Available data
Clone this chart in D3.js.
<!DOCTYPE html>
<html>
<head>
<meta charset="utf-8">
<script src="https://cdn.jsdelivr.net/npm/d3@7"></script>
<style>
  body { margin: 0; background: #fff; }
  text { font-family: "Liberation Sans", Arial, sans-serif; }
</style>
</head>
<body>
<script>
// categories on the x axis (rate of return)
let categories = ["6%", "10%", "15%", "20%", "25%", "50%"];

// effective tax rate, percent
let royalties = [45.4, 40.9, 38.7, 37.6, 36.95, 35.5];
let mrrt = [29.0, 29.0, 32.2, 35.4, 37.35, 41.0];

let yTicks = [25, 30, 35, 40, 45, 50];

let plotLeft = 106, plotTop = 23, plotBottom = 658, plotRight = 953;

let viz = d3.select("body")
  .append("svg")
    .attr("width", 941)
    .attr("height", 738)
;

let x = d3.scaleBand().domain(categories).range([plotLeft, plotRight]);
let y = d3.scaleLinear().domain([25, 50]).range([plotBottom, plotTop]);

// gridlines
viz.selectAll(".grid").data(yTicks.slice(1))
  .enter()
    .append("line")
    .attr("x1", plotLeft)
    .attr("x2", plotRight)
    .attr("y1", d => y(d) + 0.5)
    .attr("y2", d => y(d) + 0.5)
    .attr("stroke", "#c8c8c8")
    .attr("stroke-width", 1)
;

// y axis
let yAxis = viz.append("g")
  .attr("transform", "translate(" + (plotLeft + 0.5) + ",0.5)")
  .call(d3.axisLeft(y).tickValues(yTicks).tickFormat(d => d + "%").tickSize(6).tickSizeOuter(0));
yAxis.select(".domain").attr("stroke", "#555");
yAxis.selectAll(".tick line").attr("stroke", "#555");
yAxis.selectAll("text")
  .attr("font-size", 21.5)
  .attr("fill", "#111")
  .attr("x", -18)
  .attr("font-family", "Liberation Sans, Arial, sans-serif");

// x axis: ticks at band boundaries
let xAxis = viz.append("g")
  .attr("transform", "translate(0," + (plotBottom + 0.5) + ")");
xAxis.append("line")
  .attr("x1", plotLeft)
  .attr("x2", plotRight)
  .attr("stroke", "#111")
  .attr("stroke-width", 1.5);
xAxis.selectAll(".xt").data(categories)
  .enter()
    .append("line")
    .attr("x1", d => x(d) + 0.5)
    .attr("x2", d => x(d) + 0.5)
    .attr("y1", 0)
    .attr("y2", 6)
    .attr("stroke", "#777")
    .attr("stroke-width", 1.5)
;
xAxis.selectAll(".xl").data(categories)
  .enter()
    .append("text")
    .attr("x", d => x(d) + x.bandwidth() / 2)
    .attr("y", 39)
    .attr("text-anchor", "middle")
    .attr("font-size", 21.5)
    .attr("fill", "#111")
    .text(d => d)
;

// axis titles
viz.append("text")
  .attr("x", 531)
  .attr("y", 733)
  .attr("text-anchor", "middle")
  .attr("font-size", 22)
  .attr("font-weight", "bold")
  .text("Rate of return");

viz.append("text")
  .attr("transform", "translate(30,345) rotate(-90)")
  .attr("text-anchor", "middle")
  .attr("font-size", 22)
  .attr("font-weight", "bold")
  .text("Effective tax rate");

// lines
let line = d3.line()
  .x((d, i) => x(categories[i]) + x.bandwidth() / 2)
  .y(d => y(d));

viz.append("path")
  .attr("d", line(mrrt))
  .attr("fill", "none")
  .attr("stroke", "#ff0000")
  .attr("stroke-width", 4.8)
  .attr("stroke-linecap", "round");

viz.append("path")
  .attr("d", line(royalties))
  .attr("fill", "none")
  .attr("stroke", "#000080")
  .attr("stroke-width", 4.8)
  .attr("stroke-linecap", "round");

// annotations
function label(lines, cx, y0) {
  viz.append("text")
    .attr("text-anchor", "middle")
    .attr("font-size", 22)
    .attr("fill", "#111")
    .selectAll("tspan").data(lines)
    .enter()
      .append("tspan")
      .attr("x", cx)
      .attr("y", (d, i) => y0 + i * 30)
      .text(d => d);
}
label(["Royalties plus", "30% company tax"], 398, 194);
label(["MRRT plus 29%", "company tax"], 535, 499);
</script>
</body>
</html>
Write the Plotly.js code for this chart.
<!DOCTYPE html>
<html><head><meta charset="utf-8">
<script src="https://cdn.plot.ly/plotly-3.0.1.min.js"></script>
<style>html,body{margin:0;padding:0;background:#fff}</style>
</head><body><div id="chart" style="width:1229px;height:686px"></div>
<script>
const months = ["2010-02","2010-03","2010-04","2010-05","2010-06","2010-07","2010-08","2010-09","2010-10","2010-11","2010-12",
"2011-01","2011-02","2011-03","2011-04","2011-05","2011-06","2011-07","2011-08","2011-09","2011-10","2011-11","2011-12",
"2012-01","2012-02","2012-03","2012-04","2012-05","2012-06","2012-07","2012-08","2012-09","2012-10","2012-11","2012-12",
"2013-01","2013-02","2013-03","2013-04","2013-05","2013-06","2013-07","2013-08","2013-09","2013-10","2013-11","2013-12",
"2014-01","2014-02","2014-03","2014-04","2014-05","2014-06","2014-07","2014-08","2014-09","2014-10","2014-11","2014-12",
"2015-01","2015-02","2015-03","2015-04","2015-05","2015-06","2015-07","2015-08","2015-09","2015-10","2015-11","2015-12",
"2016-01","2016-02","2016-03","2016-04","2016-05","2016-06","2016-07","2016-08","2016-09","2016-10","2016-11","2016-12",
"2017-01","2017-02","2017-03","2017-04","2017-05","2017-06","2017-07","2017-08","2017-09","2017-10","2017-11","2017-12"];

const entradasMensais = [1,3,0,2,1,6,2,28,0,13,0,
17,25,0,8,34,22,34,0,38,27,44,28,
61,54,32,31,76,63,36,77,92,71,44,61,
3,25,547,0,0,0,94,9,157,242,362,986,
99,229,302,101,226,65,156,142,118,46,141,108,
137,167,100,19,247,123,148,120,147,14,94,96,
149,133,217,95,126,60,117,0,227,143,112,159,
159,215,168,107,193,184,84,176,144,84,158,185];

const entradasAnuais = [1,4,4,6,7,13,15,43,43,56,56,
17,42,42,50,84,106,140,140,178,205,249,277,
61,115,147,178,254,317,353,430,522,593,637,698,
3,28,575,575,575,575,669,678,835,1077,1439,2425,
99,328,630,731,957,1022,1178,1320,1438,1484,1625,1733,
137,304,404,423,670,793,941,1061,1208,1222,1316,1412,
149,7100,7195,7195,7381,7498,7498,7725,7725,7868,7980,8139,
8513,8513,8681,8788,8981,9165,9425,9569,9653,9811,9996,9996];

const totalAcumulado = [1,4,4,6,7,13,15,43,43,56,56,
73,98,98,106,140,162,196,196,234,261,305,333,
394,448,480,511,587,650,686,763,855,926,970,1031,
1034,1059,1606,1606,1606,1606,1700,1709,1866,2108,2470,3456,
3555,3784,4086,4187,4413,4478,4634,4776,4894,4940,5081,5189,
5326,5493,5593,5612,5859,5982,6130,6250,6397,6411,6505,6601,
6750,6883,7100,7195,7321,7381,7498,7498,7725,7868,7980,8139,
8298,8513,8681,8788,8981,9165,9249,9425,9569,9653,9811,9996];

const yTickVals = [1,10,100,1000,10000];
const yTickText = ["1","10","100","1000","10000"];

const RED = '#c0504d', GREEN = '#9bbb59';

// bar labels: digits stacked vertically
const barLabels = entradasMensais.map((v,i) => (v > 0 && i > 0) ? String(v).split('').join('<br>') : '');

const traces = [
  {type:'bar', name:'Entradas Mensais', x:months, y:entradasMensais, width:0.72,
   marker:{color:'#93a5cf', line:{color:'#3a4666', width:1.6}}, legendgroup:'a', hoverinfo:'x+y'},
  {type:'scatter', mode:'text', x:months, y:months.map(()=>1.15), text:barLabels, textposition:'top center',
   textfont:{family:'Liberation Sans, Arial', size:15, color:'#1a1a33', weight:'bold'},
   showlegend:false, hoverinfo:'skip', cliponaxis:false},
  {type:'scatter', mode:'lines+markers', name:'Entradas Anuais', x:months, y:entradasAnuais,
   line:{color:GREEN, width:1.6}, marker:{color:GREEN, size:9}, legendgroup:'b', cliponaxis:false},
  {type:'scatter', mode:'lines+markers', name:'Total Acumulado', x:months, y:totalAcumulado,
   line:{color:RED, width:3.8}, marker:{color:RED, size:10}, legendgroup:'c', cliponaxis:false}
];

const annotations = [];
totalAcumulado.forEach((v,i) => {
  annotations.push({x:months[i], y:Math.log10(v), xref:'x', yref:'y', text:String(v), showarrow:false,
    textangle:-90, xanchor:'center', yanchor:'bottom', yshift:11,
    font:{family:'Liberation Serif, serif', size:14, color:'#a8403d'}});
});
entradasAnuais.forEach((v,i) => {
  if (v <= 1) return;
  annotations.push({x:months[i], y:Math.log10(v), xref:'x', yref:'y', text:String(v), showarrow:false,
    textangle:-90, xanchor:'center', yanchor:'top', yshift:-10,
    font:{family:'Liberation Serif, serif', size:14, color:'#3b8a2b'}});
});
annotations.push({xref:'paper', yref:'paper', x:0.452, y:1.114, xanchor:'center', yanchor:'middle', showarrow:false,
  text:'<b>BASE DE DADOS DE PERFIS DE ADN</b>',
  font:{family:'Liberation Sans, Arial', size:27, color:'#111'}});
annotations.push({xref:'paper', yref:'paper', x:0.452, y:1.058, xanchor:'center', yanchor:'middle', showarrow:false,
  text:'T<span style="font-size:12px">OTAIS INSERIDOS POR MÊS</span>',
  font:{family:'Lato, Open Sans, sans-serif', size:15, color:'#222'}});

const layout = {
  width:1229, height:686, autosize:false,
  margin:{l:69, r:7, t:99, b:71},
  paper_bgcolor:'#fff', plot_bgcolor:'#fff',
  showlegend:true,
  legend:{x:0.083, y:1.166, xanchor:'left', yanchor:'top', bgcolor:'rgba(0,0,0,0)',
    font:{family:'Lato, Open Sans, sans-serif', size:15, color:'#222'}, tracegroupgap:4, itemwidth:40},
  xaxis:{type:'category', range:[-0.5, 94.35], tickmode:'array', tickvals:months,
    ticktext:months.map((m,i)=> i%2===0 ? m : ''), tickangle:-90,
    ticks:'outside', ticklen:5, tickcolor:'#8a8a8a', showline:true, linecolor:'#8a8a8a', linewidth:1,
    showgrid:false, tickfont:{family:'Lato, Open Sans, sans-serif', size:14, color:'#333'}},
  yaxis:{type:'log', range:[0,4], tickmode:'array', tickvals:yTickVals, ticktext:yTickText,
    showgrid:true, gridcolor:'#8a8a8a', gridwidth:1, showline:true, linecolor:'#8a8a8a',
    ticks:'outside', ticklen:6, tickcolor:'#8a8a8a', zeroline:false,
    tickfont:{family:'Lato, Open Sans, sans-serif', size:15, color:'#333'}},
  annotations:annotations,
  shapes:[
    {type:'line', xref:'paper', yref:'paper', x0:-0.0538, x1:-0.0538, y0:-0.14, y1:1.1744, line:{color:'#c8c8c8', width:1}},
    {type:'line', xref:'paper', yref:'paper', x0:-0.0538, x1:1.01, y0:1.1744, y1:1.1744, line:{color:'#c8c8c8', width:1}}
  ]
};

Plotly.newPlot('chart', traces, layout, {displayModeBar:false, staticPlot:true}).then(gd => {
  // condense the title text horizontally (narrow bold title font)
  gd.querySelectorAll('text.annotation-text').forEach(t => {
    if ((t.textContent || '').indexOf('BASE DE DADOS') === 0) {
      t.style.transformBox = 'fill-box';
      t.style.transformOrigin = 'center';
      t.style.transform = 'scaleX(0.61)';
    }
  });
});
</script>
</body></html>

Given problem
Reproduce exactly the lines that run from the start of the records to the line with "d3.scaleLinear().domain([25, 50]).range([plotBottom, plotTop]);", both included.

Exercise response
Clone this chart in D3.js.
<!DOCTYPE html>
<html>
<head>
<meta charset="utf-8">
<script src="https://cdn.jsdelivr.net/npm/d3@7"></script>
<style>
  body { margin: 0; background: #fff; }
  text { font-family: "Liberation Sans", Arial, sans-serif; }
</style>
</head>
<body>
<script>
// categories on the x axis (rate of return)
let categories = ["6%", "10%", "15%", "20%", "25%", "50%"];

// effective tax rate, percent
let royalties = [45.4, 40.9, 38.7, 37.6, 36.95, 35.5];
let mrrt = [29.0, 29.0, 32.2, 35.4, 37.35, 41.0];

let yTicks = [25, 30, 35, 40, 45, 50];

let plotLeft = 106, plotTop = 23, plotBottom = 658, plotRight = 953;

let viz = d3.select("body")
  .append("svg")
    .attr("width", 941)
    .attr("height", 738)
;

let x = d3.scaleBand().domain(categories).range([plotLeft, plotRight]);
let y = d3.scaleLinear().domain([25, 50]).range([plotBottom, plotTop]);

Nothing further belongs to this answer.